In March last year, the real estate sector was shuttered as we were all ordered to stay in our homes, for what turned out to be a long time for those of us in Sydney and Melbourne.
However, the doomsday predictions when it came to property prices never came to pass – in fact, the opposite of those dire forecasts came true – with markets experiencing extraordinarily strong conditions around the nation over the past year.
Depending on the location, rental markets were more impacted by the lockdowns and closed borders, mainly due to the halting of overseas migration as well as international students.
Nowhere was this more obvious than in Sydney’s central city, where vacancy rates soared, and are only starting to recover, albeit still at 7.5 per cent, which is an indicator of more supply than demand.

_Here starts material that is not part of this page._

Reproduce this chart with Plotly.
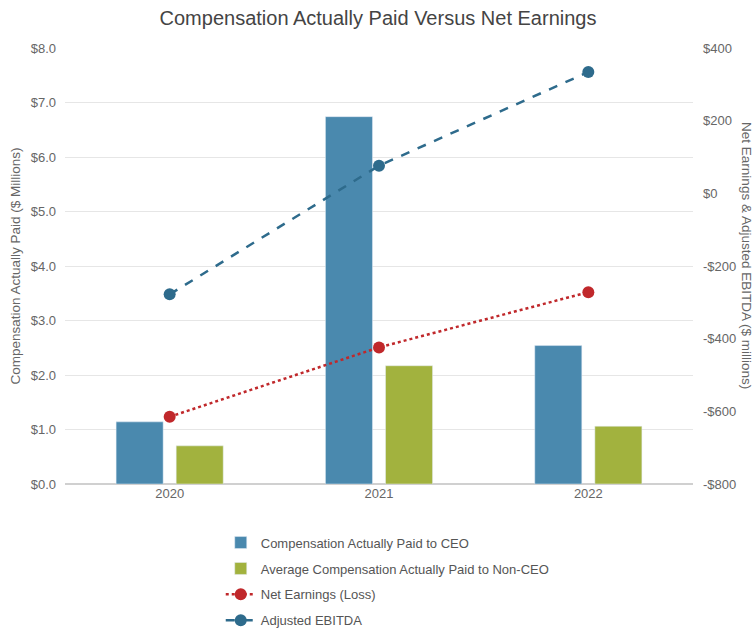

That’s one of the many reasons why we always stay away from units in the central city, as well as the fact that they are generally cookie-cutter in design and underwhelming in performance.
Regardless of the location, the latest SQM Research is showing an improving rental market nationally with vacancy rates falling again in November, predominantly led by improvements in Sydney and Melbourne.
The national vacancy rate was 1.6 per cent – the lowest in a decade – but it is individual cities where rental market metrics are the most important.
In Sydney, the vacancy rate is now 2.6 per cent, down from 3.6 per cent, last year. While in Melbourne it is 3.3 per cent, down from 4.4 per cent, in October last year, according to SQM Research.
So, with vacancy rates falling, some landlords are starting to increase rents in-line with these better market conditions.
In fact, the weekly asking rent for houses in Sydney is up 12.2 per cent over the past year and has increased four per cent for units over the same period.
Savvy property investors always ensure that their properties are achieving market rent wherever possible.
There are a number of reasons for this, including the fact that it is easier to keep rents in-line with the market by making small incremental changes, rather than letting it fall so far behind that it becomes unfair to the tenant to try to play catch-up in one or two hits.
Of course, achieving market rent also improves every investor’s cash flow, which makes holding the property over the long-term easier.
However, it’s also a good idea to reward long-term tenants who look after the property and treat it like their home.
Now, I’m not suggesting never increasing the rent, rather, even when market conditions are strong, having a good tenant in-situ in your property, who is also paying close to market rent, will be better for your cash position in the long run.
That is, finding new tenants takes time and money, with a vacancy period of a week or two eating into any potential extra cash an investor thought they might achieve by ramping up the rent significantly and finding the tenants chose to move out instead.